Olwyn was born in Mytholmroyd in 1928, the middle child of William and Edith Hughes (née Farrar), with an elder brother, Gerald and younger brother, Ted. The Hughes family lived in the Calder Valley until 1938 when they moved to Mexborough after William Hughes bought a newsagents and tobacconist in the South Yorkshire town. Olwyn and Ted both went on to attend the Grammar school in the town. Olwyn had a keen interest in literature from an early age and Ted later acknowledged that with the departure of Gerald who left to live in the southwest, he fell under the influence of his sister, from whom he learnt about literature in general and poetry in particular. Indeed Olwyn was a high achieving pupil at Mexborough Grammar school who later studied at Queen Mary’s College, University of London, graduating in 1950.


School reports and Speech day programme, Mexborough Grammar School (Add MS 88948/4)

After graduation Olwyn worked in Paris for a number of years including time at NATO and the Parisian theatre and film agency, Martonplay, which was run by Hungarian emigrees. Interestingly she also worked for King Peter II of Yugoslavia, who was deposed by the Yuogslavian Communist Party in 1945, and lived in France in the early 1950s before settling in the United States.  Olwyn returned to England in 1963 to help Ted following the death of her sister-in-law, Sylvia Plath. She worked for many years as a literary agent for her brother and others including the writer, Jean Rhys.
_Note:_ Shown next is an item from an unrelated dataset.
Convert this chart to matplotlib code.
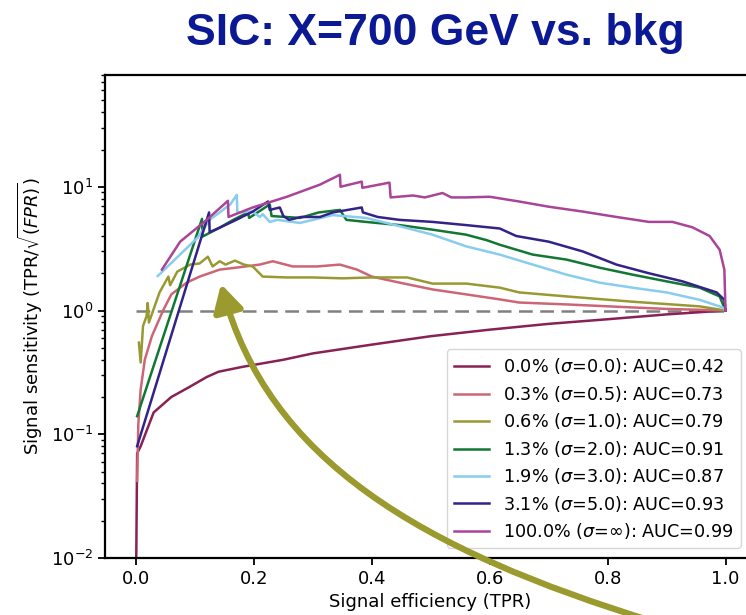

She also ran the Rainbow Press which published fine press editions of poetry by Ted and others.

I first met Olwyn in 2009 when she contacted the Library about a small collection of letters from Ted and Sylvia that she had. Although Olwyn has been described as being rather formidable I always found her knowledgeable, good humoured and supportive. After we acquired the collection she was very helpful providing lots of useful contextual information about the letters and other papers that enriched my catalogue descriptions. The collection, the Olwyn Hughes correspondence (Add MS 88948), which includes letters from the couple dating from the 1950s and ‘60s is rich source of information about both Hughes and Plath’s early careers. It also highlights some of the siblings’ shared interests including literature and astrology.

OH press release image

Olwyn Hughes correspondence archive (Add MS 88948), copyright Ted Hughes Estate.

I will always remember Olwyn with great fondness and our condolences are with her family and friends at this difficult time.